## Problem requirements:
Return every line below as is, leaving out the pictures.

:: Collected material

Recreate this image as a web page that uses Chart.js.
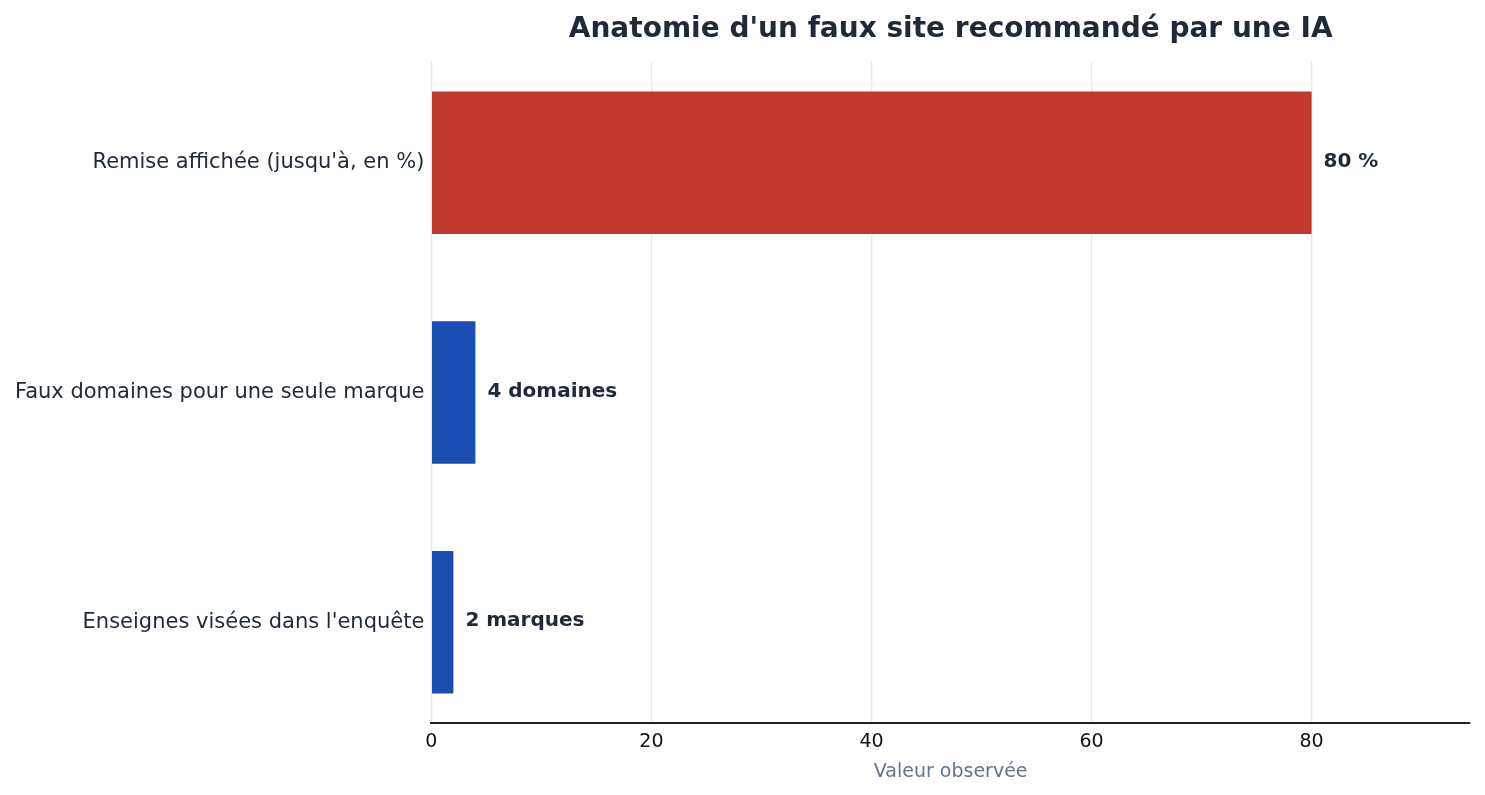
<!DOCTYPE html>
<html>
<head>
<meta charset="utf-8">
<script src="https://cdn.jsdelivr.net/npm/chart.js@4"></script>
<style>
  html, body { margin: 0; padding: 0; background: #fff; }
  #wrap { width: 1485px; height: 795px; }
</style>
</head>
<body>
<div id="wrap"><canvas id="chart"></canvas></div>
<script>
// data
const categories = [
  "Remise affichée (jusqu'à, en %)",
  "Faux domaines pour une seule marque",
  "Enseignes visées dans l'enquête",
];
const values = [80, 4, 2];
const valueLabels = ["80 %", "4 domaines", "2 marques"];
const barColors = ["#c0392b", "#1a4db1", "#1a4db1"];
const xTicks = [0, 20, 40, 60, 80];

const FONT = "DejaVu Sans";
Chart.defaults.font.family = FONT;

//--------------------------------------------------------
// text at the end of each bar
const endLabels = {
  id: "endLabels",
  afterDatasetsDraw(chart) {
    const ctx = chart.ctx;
    const meta = chart.getDatasetMeta(0);
    ctx.save();
    ctx.font = "bold 20px " + FONT;
    ctx.fillStyle = "#1f2937";
    ctx.textAlign = "left";
    ctx.textBaseline = "middle";
    meta.data.forEach((bar, i) => {
      ctx.fillText(valueLabels[i], bar.x + 12, bar.y - 1);
    });
    ctx.restore();
  },
};

const ctx = document.getElementById("chart");
const chart = new Chart(ctx, {
  type: "bar",
  data: {
    datasets: [
      {
        data: values.map((v, i) => ({ x: v, y: i })),
        backgroundColor: barColors,
        categoryPercentage: 1,
        barPercentage: 0.62,
      },
    ],
  },
  options: {
    indexAxis: "y",
    responsive: true,
    maintainAspectRatio: false,
    animation: false,
    layout: { padding: { left: 8, right: 15, top: 8, bottom: 12 } },
    plugins: {
      legend: { display: false },
      tooltip: { enabled: false },
      title: {
        display: true,
        fullSize: false,
        text: "Anatomie d'un faux site recommandé par une IA",
        color: "#1f2937",
        font: { size: 28, weight: "bold" },
        padding: { top: 5, bottom: 15 },
      },
    },
    scales: {
      x: {
        type: "linear",
        min: 0,
        max: 94.4,
        afterBuildTicks: (s) => {
          s.ticks = xTicks.map((v) => ({ value: v }));
        },
        grid: { color: "#e5e7eb", lineWidth: 1.3, drawTicks: false },
        border: { color: "#222", width: 2 },
        ticks: { color: "#111", font: { size: 19 }, padding: 7 },
        title: {
          display: true,
          text: "Valeur observée",
          color: "#64748b",
          font: { size: 19 },
          padding: { top: 0, bottom: 0 },
        },
      },
      y: {
        type: "linear",
        reverse: true,
        offset: false,
        min: -0.44,
        max: 2.44,
        afterBuildTicks: (s) => {
          s.ticks = categories.map((c, i) => ({ value: i }));
        },
        grid: { display: false, drawTicks: false, offset: false },
        border: { display: false },
        ticks: {
          color: "#1f2937",
          font: { size: 21 },
          padding: 7,
          callback: (v) => categories[v],
        },
      },
    },
  },
  plugins: [endLabels],
});
</script>
</body>
</html>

::::

## Output for this exercise:
Recreate this image as a web page that uses Chart.js.
<!DOCTYPE html>
<html>
<head>
<meta charset="utf-8">
<script src="https://cdn.jsdelivr.net/npm/chart.js@4"></script>
<style>
  html, body { margin: 0; padding: 0; background: #fff; }
  #wrap { width: 1485px; height: 795px; }
</style>
</head>
<body>
<div id="wrap"><canvas id="chart"></canvas></div>
<script>
// data
const categories = [
  "Remise affichée (jusqu'à, en %)",
  "Faux domaines pour une seule marque",
  "Enseignes visées dans l'enquête",
];
const values = [80, 4, 2];
const valueLabels = ["80 %", "4 domaines", "2 marques"];
const barColors = ["#c0392b", "#1a4db1", "#1a4db1"];
const xTicks = [0, 20, 40, 60, 80];

const FONT = "DejaVu Sans";
Chart.defaults.font.family = FONT;

//--------------------------------------------------------
// text at the end of each bar
const endLabels = {
  id: "endLabels",
  afterDatasetsDraw(chart) {
    const ctx = chart.ctx;
    const meta = chart.getDatasetMeta(0);
    ctx.save();
    ctx.font = "bold 20px " + FONT;
    ctx.fillStyle = "#1f2937";
    ctx.textAlign = "left";
    ctx.textBaseline = "middle";
    meta.data.forEach((bar, i) => {
      ctx.fillText(valueLabels[i], bar.x + 12, bar.y - 1);
    });
    ctx.restore();
  },
};

const ctx = document.getElementById("chart");
const chart = new Chart(ctx, {
  type: "bar",
  data: {
    datasets: [
      {
        data: values.map((v, i) => ({ x: v, y: i })),
        backgroundColor: barColors,
        categoryPercentage: 1,
        barPercentage: 0.62,
      },
    ],
  },
  options: {
    indexAxis: "y",
    responsive: true,
    maintainAspectRatio: false,
    animation: false,
    layout: { padding: { left: 8, right: 15, top: 8, bottom: 12 } },
    plugins: {
      legend: { display: false },
      tooltip: { enabled: false },
      title: {
        display: true,
        fullSize: false,
        text: "Anatomie d'un faux site recommandé par une IA",
        color: "#1f2937",
        font: { size: 28, weight: "bold" },
        padding: { top: 5, bottom: 15 },
      },
    },
    scales: {
      x: {
        type: "linear",
        min: 0,
        max: 94.4,
        afterBuildTicks: (s) => {
          s.ticks = xTicks.map((v) => ({ value: v }));
        },
        grid: { color: "#e5e7eb", lineWidth: 1.3, drawTicks: false },
        border: { color: "#222", width: 2 },
        ticks: { color: "#111", font: { size: 19 }, padding: 7 },
        title: {
          display: true,
          text: "Valeur observée",
          color: "#64748b",
          font: { size: 19 },
          padding: { top: 0, bottom: 0 },
        },
      },
      y: {
        type: "linear",
        reverse: true,
        offset: false,
        min: -0.44,
        max: 2.44,
        afterBuildTicks: (s) => {
          s.ticks = categories.map((c, i) => ({ value: i }));
        },
        grid: { display: false, drawTicks: false, offset: false },
        border: { display: false },
        ticks: {
          color: "#1f2937",
          font: { size: 21 },
          padding: 7,
          callback: (v) => categories[v],
        },
      },
    },
  },
  plugins: [endLabels],
});
</script>
</body>
</html>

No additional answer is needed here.